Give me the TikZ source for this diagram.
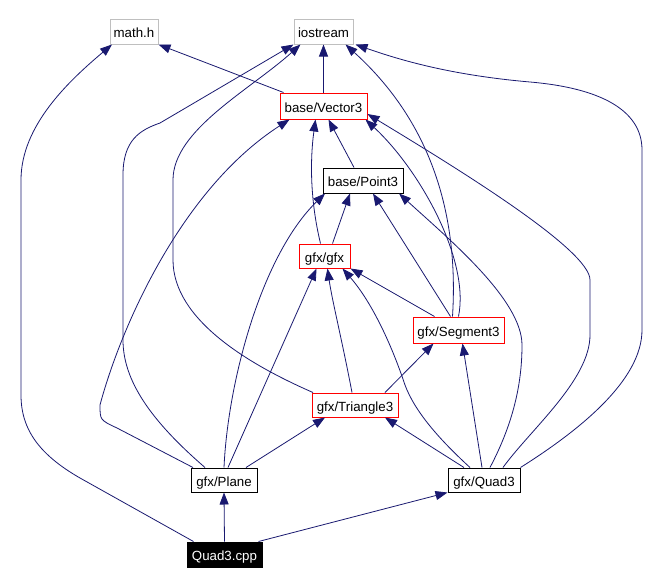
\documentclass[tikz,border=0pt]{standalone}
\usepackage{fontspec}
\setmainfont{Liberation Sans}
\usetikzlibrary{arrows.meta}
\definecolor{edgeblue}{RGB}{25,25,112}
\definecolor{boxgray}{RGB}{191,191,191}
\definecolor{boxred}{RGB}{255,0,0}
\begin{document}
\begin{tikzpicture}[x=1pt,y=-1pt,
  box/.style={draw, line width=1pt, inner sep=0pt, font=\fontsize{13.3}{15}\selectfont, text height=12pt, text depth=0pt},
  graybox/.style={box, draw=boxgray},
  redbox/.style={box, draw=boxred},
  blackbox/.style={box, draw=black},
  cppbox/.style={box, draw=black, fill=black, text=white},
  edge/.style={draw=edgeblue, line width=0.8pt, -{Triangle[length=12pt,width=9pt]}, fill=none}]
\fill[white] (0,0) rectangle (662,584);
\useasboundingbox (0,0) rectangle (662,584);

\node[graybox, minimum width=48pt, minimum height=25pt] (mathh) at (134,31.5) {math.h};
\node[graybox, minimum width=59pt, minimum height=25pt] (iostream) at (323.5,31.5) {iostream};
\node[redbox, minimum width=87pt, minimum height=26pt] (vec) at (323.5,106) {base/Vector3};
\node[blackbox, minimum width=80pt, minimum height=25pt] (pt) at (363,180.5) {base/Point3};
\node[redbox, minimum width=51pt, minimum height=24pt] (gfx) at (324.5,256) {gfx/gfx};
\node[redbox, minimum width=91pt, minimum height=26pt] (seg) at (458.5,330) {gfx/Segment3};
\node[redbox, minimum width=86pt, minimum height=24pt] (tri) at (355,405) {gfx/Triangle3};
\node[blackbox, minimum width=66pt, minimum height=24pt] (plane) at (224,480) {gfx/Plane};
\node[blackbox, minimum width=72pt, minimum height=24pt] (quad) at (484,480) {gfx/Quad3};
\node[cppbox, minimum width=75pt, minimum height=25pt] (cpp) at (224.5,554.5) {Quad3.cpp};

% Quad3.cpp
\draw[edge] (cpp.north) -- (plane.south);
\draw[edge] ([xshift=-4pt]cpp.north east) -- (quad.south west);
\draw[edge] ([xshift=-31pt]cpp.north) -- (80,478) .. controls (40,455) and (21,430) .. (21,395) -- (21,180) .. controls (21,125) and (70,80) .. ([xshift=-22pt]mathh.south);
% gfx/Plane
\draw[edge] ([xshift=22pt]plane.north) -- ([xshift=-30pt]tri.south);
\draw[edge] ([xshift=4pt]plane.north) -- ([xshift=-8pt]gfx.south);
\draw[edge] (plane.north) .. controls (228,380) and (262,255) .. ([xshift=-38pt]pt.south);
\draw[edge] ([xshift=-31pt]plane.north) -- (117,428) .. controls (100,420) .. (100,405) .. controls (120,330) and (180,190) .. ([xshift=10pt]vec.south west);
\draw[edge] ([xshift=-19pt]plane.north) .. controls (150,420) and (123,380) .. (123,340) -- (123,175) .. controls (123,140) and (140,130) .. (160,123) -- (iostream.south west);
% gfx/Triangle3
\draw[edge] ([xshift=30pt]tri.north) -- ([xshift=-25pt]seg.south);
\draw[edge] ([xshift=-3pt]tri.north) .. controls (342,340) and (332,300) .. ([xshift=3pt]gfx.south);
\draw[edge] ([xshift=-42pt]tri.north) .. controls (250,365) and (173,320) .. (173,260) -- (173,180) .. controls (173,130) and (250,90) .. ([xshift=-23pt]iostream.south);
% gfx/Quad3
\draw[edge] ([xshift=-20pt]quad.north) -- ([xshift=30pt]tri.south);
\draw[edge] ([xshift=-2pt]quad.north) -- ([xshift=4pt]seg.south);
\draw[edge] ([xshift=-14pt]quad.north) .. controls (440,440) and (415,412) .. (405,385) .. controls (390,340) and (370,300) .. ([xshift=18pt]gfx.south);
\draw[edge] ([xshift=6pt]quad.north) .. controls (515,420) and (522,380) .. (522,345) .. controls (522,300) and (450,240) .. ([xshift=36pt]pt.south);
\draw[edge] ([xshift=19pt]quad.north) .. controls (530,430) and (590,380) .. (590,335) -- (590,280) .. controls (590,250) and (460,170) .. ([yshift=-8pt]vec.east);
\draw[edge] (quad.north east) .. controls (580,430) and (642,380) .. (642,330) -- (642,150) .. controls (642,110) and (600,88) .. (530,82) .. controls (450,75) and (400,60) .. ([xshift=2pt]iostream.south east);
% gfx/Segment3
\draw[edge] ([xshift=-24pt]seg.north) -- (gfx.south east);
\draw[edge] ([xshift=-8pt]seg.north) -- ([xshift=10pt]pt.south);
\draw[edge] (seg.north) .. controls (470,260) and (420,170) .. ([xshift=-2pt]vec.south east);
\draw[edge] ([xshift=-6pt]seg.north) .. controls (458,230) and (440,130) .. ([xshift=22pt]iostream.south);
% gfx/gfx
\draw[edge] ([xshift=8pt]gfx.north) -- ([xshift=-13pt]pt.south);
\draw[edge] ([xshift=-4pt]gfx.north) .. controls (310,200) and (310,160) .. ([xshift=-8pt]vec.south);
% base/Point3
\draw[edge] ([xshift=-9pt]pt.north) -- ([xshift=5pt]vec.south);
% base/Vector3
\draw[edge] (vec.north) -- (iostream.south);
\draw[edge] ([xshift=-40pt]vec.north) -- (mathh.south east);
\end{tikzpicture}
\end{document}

• _Given problem_
Starting with the first line of the data above and ending with the line containing "minimum width=75pt, minimum", please restate every line exactly, leaving images out.

• _Solution_
Give me the TikZ source for this diagram.
\documentclass[tikz,border=0pt]{standalone}
\usepackage{fontspec}
\setmainfont{Liberation Sans}
\usetikzlibrary{arrows.meta}
\definecolor{edgeblue}{RGB}{25,25,112}
\definecolor{boxgray}{RGB}{191,191,191}
\definecolor{boxred}{RGB}{255,0,0}
\begin{document}
\begin{tikzpicture}[x=1pt,y=-1pt,
  box/.style={draw, line width=1pt, inner sep=0pt, font=\fontsize{13.3}{15}\selectfont, text height=12pt, text depth=0pt},
  graybox/.style={box, draw=boxgray},
  redbox/.style={box, draw=boxred},
  blackbox/.style={box, draw=black},
  cppbox/.style={box, draw=black, fill=black, text=white},
  edge/.style={draw=edgeblue, line width=0.8pt, -{Triangle[length=12pt,width=9pt]}, fill=none}]
\fill[white] (0,0) rectangle (662,584);
\useasboundingbox (0,0) rectangle (662,584);

\node[graybox, minimum width=48pt, minimum height=25pt] (mathh) at (134,31.5) {math.h};
\node[graybox, minimum width=59pt, minimum height=25pt] (iostream) at (323.5,31.5) {iostream};
\node[redbox, minimum width=87pt, minimum height=26pt] (vec) at (323.5,106) {base/Vector3};
\node[blackbox, minimum width=80pt, minimum height=25pt] (pt) at (363,180.5) {base/Point3};
\node[redbox, minimum width=51pt, minimum height=24pt] (gfx) at (324.5,256) {gfx/gfx};
\node[redbox, minimum width=91pt, minimum height=26pt] (seg) at (458.5,330) {gfx/Segment3};
\node[redbox, minimum width=86pt, minimum height=24pt] (tri) at (355,405) {gfx/Triangle3};
\node[blackbox, minimum width=66pt, minimum height=24pt] (plane) at (224,480) {gfx/Plane};
\node[blackbox, minimum width=72pt, minimum height=24pt] (quad) at (484,480) {gfx/Quad3};
\node[cppbox, minimum width=75pt, minimum height=25pt] (cpp) at (224.5,554.5) {Quad3.cpp};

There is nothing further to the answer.